A group of banks and financial institutions called Qivalis is trying to build a euro-denominated stablecoin. Because its members are banks, they can handle reserve requirements internally. The project also aligns with the EU's strategic autonomy agenda, a push to reduce dollar dependence. The eurozone lacks a unified treasury bond market like the U.S. has. Orchard said the European Commission is "toying with the idea of reviewing the reserve requirements so that a GENIUS-Act-like model could exist, where the stablecoin operator might buy money market instruments from European governments instead of routing the money back into the banking system."
Multi-issuance stablecoins present another flashpoint. Circle Internet's USDC can be minted by several distinct legal entities across different jurisdictions and presented as a single fungible token. MiCA originally supported that model. During implementation, the ECB and other stakeholders pushed back, citing risks.
Catarina Veloso, director of regulatory and compliance at Notabene, a protocol designed to bring crypto transactions into the everyday economy, said the real value of stablecoins is their global nature.
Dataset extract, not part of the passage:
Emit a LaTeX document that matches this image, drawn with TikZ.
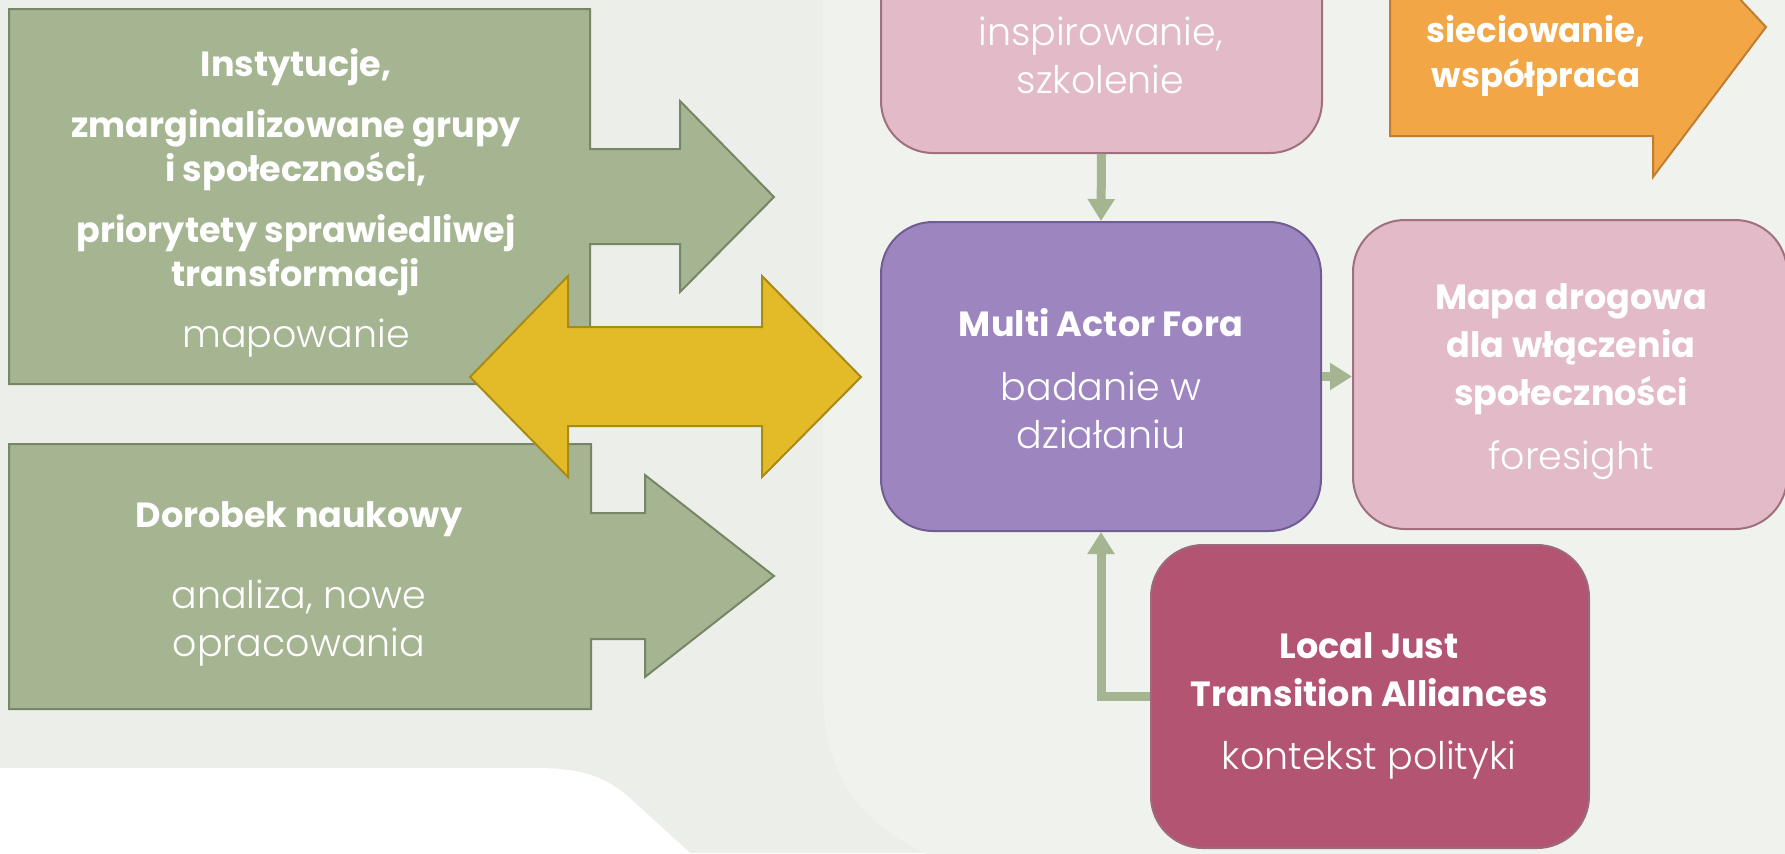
\documentclass[tikz,border=0pt]{standalone}
\usepackage{fontspec}
\setmainfont{Poppins}[UprightFont=* Light,BoldFont=* Bold]
\usetikzlibrary{arrows.meta}

\definecolor{bgpage}{HTML}{ECEFE9}
\definecolor{bglight}{HTML}{F0F2EE}
\definecolor{sage}{HTML}{A5B592}
\definecolor{sageline}{HTML}{768666}
\definecolor{gold}{HTML}{E3BA27}
\definecolor{goldline}{HTML}{A88A18}
\definecolor{rosefill}{HTML}{E2BAC8}
\definecolor{roseline}{HTML}{A0707F}
\definecolor{lilac}{HTML}{9D85BF}
\definecolor{lilacline}{HTML}{6F5E93}
\definecolor{berry}{HTML}{B45473}
\definecolor{berryline}{HTML}{9B6A7C}
\definecolor{apricot}{HTML}{F2A646}
\definecolor{apricotline}{HTML}{BF7E30}

\newcommand\boxhead{\fontsize{17.5}{24}\selectfont\bfseries}
\newcommand\boxbody{\fontsize{19}{24}\selectfont\mdseries}

\begin{document}
\begin{tikzpicture}
  [x=0.5pt,y=-0.5pt,
   card/.style={rectangle,rounded corners=26pt,line width=1pt},
   blockarrow/.style={line width=1pt,line join=miter},
   words/.style={text=white,align=center,inner sep=0pt,font=\boxbody},
   flow/.style={draw=sage,line width=4.5pt,-{Triangle[width=13pt,length=11pt]}}]
  \useasboundingbox (0,0) rectangle (1785,853);
  \clip (0,0) rectangle (1785,853);

  \fill[bgpage] (0,0) rectangle (1785,853);
  \fill[white] (0,768) -- (535,768) .. controls (585,768) and (608,778) .. (632,800) -- (690,853) -- (0,853) -- cycle;
  \fill[bglight] (823,-5) -- (823,690) .. controls (823,775) and (860,825) .. (935,858) -- (1790,858) -- (1790,-5) -- cycle;

  \filldraw[blockarrow,fill=sage,draw=sageline] (9,9) -- (590,9) -- (590,149) -- (680,149) -- (680,101) -- (774,197)
    -- (680,292) -- (680,244) -- (590,244) -- (590,384) -- (9,384) -- cycle;
  \filldraw[blockarrow,fill=sage,draw=sageline] (9,444) -- (591,444) -- (591,513) -- (645,513) -- (645,475) -- (774,576)
    -- (645,677) -- (645,639) -- (591,639) -- (591,709) -- (9,709) -- cycle;
  \filldraw[blockarrow,fill=gold,draw=goldline] (470,377) -- (568,276) -- (568,327) -- (762,327) -- (762,276) -- (861,377)
    -- (762,477) -- (762,426) -- (568,426) -- (568,477) -- cycle;
  \filldraw[blockarrow,fill=apricot,draw=apricotline] (1390,-20) -- (1390,136) -- (1653,136) -- (1653,177) -- (1766,27)
    -- (1722,-20) -- cycle;

  \node[card,fill=rosefill,draw=roseline,minimum width=220.5pt,minimum height=156.5pt] (inspire) at (1101.5,-3.5) {};
  \node[card,fill=lilac,draw=lilacline,minimum width=220pt,minimum height=154.5pt] (maf) at (1101,376.5) {};
  \node[card,fill=rosefill,draw=roseline,minimum width=217pt,minimum height=154.5pt] (mapa) at (1570,374.5) {};
  \node[card,fill=berry,draw=berryline,minimum width=219pt,minimum height=151.5pt] (ljta) at (1370,696.5) {};

  \draw[flow] (inspire.south) -- (maf.north);
  \draw[flow] (maf.east) -- (maf.east -| mapa.west);
  \draw[flow] (ljta.west) -| (maf.south);

  \node[words,font=\fontsize{19}{22}\selectfont] (sourcestext) at (296,202.5) {\boxhead Instytucje,\\[8.5pt]
    \boxhead zmarginalizowane grupy\\ \boxhead i społeczności,\\[8.5pt] \boxhead priorytety sprawiedliwej\\
    \boxhead transformacji\\[8.5pt] mapowanie};
  \node[words] (sciencetext) at (299,583.5) {\boxhead Dorobek naukowy\\[16.5pt] analiza, nowe\\ opracowania};
  \node[words] (inspiretext) at (1100.5,55.5) {inspirowanie,\\ szkolenie};
  \node[words,font=\fontsize{17}{22.5}\selectfont\bfseries] (networktext) at (1536,55.5) {sieciowanie,\\ współpraca};
  \node[words] (maftext) at (1101,379) {\boxhead Multi Actor Fora\\[8pt] badanie w\\ działaniu};
  \node[words] (mapatext) at (1571,381.5) {\boxhead Mapa drogowa\\ \boxhead dla włączenia\\
    \boxhead społeczności\\[8pt] foresight};
  \node[words] (ljtatext) at (1369,706) {\boxhead Local Just\\ \boxhead Transition Alliances\\[7.5pt] kontekst polityki};
\end{tikzpicture}
\end{document}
Geographic limits would force Circle Europe, now licensed under MiCA, to build a fragmented version of USDC. "One of stablecoin's main value-adds is that it's not a payment system built within a specific jurisdiction," Veloso said in an interview. "That value is diluted by the fact it's now being captured by regulatory frameworks that do exist within borders."
The banking lobby in both the U.S. and Europe has fought to prevent stablecoins from paying yield, citing the risk of deposit flight – the transfer of funds from bank accounts to blockchain wallets. The EU Commission wants to revisit that question, though Orchard said a change is unlikely.
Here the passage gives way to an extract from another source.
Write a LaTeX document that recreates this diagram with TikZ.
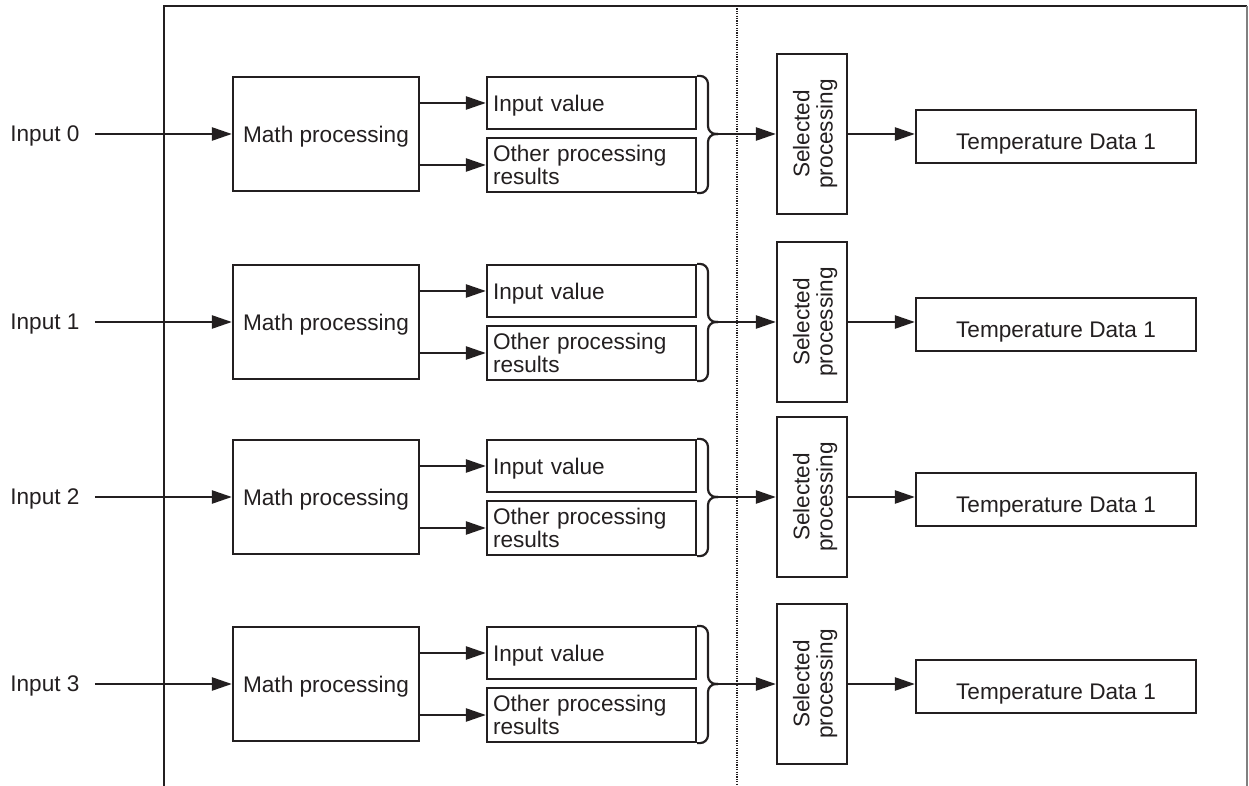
\documentclass[tikz,border=0pt]{standalone}
\usepackage{fontspec}
\setmainfont{Liberation Sans}
\usepackage{graphicx}
\usetikzlibrary{arrows.meta,calc}
\definecolor{ink}{HTML}{231F20}
\begin{document}
\begin{tikzpicture}[x=0.5pt,y=-0.5pt,
  font=\fontsize{11.3}{11.5}\selectfont, text=ink,
  box/.style={draw=ink, line width=1.1pt, inner sep=0pt},
  lbox/.style={box, text width=98.5pt, inner xsep=3pt, align=left},
  conn/.style={draw=ink, line width=1.2pt, -{Triangle[length=10pt,width=6.5pt]}},
  brace/.style={draw=ink, line width=1.1pt, rounded corners=4pt}]
\useasboundingbox (0,0) rectangle (1249,786);
% frame
\coordinate (fbl) at (164,786);
\coordinate (ftl) at (164,6);
\coordinate (ftr) at (1247,6);
\coordinate (fbr) at (1247,786);
\coordinate (dtop) at (737,6);
\coordinate (dbot) at (737,786);
\draw[ink, line width=1.1pt] (fbl) -- (ftl) -- (ftr);
\draw[gray, line width=0.6pt] (ftr) -- (fbr);
\draw[ink, line width=0.7pt, dash pattern=on 0.6pt off 0.6pt] (dtop) -- (dbot);
\foreach \i/\c in {0/134,1/322,2/497,3/684}{
  \node[anchor=west, inner sep=0pt, text depth=0pt] (in\i) at (10,\c) {Input \i};
  \node[box, minimum width=93pt, minimum height=57pt, text depth=0pt] (m\i) at (326,\c) {Math processing};
  \node[lbox, minimum height=26pt, text depth=0pt] (iv\i) at (591.5,\c-31) {Input value};
  \node[lbox, minimum height=27pt] (op\i) at (591.5,\c+31) {Other processing\\results};
  \coordinate (bm\i) at (708,\c);
  \coordinate (tip\i) at (718,\c);
  \node[box, minimum width=35pt, minimum height=80pt] (s\i) at (812,\c)
    {\rotatebox{90}{\begin{tabular}{@{}c@{}}\rule{0pt}{12.5pt}Selected\\processing\end{tabular}}};
  \node[box, minimum width=140pt, minimum height=26.5pt] (t\i) at (1056,\c+2.5)
    {\raisebox{-2.5pt}[\height][0pt]{Temperature Data 1}};
  \draw[conn] ([xshift=7.5pt]in\i.east) -- (m\i.west);
  \draw[conn] (m\i.east |- iv\i.west) -- (iv\i.west);
  \draw[conn] (m\i.east |- op\i.west) -- (op\i.west);
  \draw[brace] (iv\i.north east) -| (bm\i) -- (tip\i);
  \draw[brace] (op\i.south east) -| (bm\i) -- (tip\i);
  \draw[conn] (tip\i) -- (s\i.west);
  \draw[conn] (s\i.east) -- (s\i.east -| t\i.west);
}
\end{tikzpicture}
\end{document}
Another area of debate is whether to centralize MiCA supervision under the European Securities and Markets Authority (ESMA). That would eliminate discrepancies between national implementations. It could also create a bureaucracy that stifles the nascent industry. Some inside the European Commission argue centralization is premature.
"At the moment, the supervision of MiCA is distributed through the National Competent Authorities – Bafin, and so on," Orchard said. "If that is to be changed, the regulation requires updating. Given the necessity to, they decided to take the opportunity to consider other areas that could be improved, including the distribution of competence between MiCA and MiFID."
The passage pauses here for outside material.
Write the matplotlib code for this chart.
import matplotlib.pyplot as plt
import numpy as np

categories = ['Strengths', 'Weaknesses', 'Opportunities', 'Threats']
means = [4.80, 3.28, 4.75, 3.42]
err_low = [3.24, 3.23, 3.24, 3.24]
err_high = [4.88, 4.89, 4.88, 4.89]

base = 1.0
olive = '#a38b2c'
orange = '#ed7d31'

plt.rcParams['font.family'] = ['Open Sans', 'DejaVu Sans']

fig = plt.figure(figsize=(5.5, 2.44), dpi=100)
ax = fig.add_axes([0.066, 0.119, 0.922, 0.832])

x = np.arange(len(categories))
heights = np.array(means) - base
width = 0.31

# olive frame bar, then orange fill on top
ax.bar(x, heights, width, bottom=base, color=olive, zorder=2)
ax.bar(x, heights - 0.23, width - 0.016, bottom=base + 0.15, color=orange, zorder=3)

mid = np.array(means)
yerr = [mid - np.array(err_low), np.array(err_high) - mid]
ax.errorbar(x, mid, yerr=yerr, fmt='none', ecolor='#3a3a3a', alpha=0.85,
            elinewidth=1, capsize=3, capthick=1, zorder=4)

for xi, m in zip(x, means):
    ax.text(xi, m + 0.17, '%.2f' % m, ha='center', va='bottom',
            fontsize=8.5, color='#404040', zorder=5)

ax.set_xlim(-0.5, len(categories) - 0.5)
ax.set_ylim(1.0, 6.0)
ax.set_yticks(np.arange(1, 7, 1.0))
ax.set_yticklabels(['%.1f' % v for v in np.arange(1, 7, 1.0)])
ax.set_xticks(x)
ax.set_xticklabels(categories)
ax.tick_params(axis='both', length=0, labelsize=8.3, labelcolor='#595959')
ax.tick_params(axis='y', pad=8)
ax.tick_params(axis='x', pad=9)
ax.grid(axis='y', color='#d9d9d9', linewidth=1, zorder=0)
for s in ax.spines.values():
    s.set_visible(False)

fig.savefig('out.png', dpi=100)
Denzel Walters, head of Luxembourg at crypto trading firm B2C2, said his firm chose Luxembourg because of its expertise in cross-border distribution. "From a business perspective, there are a number of reasons why we chose to set up our European presence from Luxembourg," Walters said in an interview. "Whether it's the national or the European regulator, you would like to see those advantages continue to persist. Surely the outcome is not the regulation itself. The outcome has to be a business's ability to grow."
The MiCA 2.0 review is still in its early stages. The Commission has not set a formal timeline for the updated text. The direction of travel on reserves, multi-issuance, and supervision will determine whether Europe becomes a viable home for stablecoin innovation or cedes ground to the U.S. and dollar-denominated tokens.
For CRCL, the stakes are high. Circle's USDC is the largest multi-issuance stablecoin. Any change to how MiCA treats that model could directly affect its European operations.